Camilo José Cela Conde Advanced Cell Technologies (ACT), una de las empresas punteras en la investigación y desarrollo biotecnológicos, ha demostrado una vez más lo que ya se sabía con anterioridad: que no es nada sencillo poner barreras a la ciencia.
Mientras Estados Unidos se amparaba en la prohibición de realizar investigaciones con material genético humano si se utilizan fondos públicos, mientras la Unión Europea se desgranaba en interminables disputas para conciliar posturas tan diferentes como las del Reino Unido, Francia, Alemania y España respecto del uso de óvulos fecundados de nuestra especie, la empresa ACT ha logrado clonar un embrión humano.
Puede que haya quien recuerde ahora al doctor Frankestein y hable de que la clonación de seres humanos ha comenzado ya, pero nada de eso es cierto. Lo que ha obtenido la ACT es mucho más importante que la majadería de producir humanos en el laboratorio. Ha dado el primer paso para que se puedan obtener células madre capaces de fabricar cualquier tejido de nuestro cuerpo.
Las aplicaciones terapéuticas de una técnica así son inmensas, y abren una perspectiva novedosa para el tratamiento de enfermedades como el mal de Alzheimer, los infartos del tejido cardíaco, cirrosis o distintos cánceres que afectan órganos esenciales.
Conviene, no obstante, subrayar la palabra perspectiva.
Lo único que se ha logrado por el momento es añadir un nuevo mamífero el humano a la lista de seres con los que se había experimentado ya las técnicas de clonación. Estas continúan siendo por el momento experimentales, es decir, sólo funcionan bien en el laboratorio bajo controles muy estrictos, y las tasas de fracaso son altísimas, cosa que echa por sí sola por los suelos la quimérica idea de que una persona millonaria y perturbada acertase a perpetuarse por la vía del clon.
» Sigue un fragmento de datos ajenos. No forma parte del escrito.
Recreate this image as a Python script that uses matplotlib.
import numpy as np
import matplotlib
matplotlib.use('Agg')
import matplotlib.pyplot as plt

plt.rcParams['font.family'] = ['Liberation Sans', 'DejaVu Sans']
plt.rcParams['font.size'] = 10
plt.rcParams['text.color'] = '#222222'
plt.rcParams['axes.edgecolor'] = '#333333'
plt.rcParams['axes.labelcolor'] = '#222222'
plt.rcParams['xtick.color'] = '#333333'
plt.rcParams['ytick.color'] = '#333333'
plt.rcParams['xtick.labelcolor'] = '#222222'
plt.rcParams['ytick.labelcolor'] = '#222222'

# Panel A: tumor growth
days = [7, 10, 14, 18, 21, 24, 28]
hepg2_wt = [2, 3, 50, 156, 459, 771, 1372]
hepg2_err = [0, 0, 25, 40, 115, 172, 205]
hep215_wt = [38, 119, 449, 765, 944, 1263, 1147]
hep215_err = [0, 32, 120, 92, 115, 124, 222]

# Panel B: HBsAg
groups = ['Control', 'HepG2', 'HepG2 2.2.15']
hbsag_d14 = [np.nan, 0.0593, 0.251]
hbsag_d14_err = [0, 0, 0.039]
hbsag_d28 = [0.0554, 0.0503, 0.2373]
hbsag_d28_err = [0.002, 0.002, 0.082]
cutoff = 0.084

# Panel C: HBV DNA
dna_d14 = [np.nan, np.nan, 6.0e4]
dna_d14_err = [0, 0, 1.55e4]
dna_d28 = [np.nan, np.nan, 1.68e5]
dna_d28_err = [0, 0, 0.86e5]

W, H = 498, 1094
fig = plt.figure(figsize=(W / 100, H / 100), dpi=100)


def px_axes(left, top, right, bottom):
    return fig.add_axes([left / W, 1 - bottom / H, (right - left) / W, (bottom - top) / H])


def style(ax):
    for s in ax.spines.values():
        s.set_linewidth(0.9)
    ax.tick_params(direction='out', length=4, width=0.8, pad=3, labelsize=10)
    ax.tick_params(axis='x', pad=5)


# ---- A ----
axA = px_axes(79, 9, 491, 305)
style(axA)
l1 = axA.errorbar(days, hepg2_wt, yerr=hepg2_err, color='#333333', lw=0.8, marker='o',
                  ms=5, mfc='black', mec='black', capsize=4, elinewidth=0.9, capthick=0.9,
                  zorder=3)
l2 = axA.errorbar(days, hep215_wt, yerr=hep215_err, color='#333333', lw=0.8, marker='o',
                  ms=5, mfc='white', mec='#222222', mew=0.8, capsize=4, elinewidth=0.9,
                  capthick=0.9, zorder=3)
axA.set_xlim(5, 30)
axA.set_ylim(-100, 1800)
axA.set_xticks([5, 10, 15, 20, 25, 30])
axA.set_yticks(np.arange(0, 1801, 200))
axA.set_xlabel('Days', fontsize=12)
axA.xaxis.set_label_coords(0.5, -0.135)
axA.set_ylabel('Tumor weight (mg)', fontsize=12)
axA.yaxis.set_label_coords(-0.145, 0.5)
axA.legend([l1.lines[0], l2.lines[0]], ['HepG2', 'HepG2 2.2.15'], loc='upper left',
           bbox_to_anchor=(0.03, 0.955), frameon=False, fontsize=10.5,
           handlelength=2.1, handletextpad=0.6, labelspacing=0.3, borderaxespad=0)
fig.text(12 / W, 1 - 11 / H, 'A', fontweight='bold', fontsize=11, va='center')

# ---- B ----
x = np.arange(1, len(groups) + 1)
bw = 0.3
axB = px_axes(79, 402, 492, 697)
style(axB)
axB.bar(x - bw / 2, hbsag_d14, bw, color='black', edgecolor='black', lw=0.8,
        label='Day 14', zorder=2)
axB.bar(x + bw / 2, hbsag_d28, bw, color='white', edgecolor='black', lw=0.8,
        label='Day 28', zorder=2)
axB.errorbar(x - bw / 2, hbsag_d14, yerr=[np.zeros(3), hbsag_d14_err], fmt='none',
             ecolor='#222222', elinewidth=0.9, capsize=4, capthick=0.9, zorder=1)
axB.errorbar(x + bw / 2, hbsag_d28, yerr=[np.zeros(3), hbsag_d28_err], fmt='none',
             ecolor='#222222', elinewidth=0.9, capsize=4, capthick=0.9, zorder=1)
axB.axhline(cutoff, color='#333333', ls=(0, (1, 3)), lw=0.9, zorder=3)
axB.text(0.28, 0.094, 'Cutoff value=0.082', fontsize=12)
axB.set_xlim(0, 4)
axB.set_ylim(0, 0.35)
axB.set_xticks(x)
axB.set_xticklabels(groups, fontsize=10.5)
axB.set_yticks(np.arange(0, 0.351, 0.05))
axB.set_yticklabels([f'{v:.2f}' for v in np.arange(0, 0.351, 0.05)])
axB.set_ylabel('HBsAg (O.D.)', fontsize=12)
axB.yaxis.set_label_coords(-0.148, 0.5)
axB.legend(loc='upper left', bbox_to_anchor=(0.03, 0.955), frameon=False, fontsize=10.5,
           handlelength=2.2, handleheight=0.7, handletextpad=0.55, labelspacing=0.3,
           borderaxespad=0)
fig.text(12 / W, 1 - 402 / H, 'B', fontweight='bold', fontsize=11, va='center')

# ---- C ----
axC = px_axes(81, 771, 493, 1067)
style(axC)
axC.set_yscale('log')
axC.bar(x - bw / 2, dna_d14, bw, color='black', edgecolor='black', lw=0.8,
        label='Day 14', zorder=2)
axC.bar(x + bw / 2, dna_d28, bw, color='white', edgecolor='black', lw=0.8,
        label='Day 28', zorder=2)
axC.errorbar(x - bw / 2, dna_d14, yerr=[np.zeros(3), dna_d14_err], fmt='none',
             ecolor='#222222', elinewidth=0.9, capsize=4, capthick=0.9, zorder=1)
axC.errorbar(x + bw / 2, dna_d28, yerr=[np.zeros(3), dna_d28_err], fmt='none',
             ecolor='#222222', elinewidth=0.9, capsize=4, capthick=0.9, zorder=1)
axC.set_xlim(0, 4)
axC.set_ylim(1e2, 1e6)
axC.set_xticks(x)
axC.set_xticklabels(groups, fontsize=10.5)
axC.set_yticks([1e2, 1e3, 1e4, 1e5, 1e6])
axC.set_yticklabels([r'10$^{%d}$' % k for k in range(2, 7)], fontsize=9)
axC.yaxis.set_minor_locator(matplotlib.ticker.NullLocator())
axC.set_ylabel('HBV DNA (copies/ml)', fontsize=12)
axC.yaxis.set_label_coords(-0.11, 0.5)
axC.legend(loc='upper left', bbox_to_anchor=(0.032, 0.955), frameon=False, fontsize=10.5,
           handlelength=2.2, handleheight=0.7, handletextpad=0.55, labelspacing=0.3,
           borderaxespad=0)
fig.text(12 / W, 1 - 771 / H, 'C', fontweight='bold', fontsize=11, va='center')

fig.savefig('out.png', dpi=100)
De hecho el éxito de la ACT, de tanta dimensión social al menos como científica, coincide con los muchos problemas de Dolly, el primer mamífero clonado en Escocia hace cuatro años. La oveja sufre una vejez prematura y cargada de problemas, como demostración palpable de que ni siquiera los pocos embriones viables con las técnicas actuales consiguen igualar lo que hace la Naturaleza.
Los trabajos experimentales realizados son incapaces por el momento de ofrecer una técnica libre de trabas a la industria.
Puede que pasen muchos años antes de que podamos adquirir las terapias derivadas de la clonación en una farmacia. Lo que es seguro, sin embargo, es que gracias al trabajo inicial de Ian Willmutt nació Dolly.
Le siguieron después Cumulina, Cupid, Peter, Webster, Diana y Dotcom (más ovejas, vacas, ratones y cerdos).
Ahora la empresa ACT da un paso adelante en esa misma línea pero su embrión no tendrá, por fortuna, nombre. Jim Robl, el científico de la ACT que clonó seis terneras hace un año, había advertido ya que su empresa está más interesada en la capacidad y salud de los organismos clonados que en el hecho de obtener nuevos seres y bautizarlos.
En Massachusetts no crean monstruos, sino esperanzas para nuestros enfermos. Pueden hacerlo, además, porque la investigación puntera en Estados Unidos depende en una medida menor de los fondos públicos. Quizá la lección mayor que nos ha dado la ATC sea esa: la apuesta por la ciencia como una manera libre y creativa de superar barreras en busca del alivio terapéutico de los seres humanos.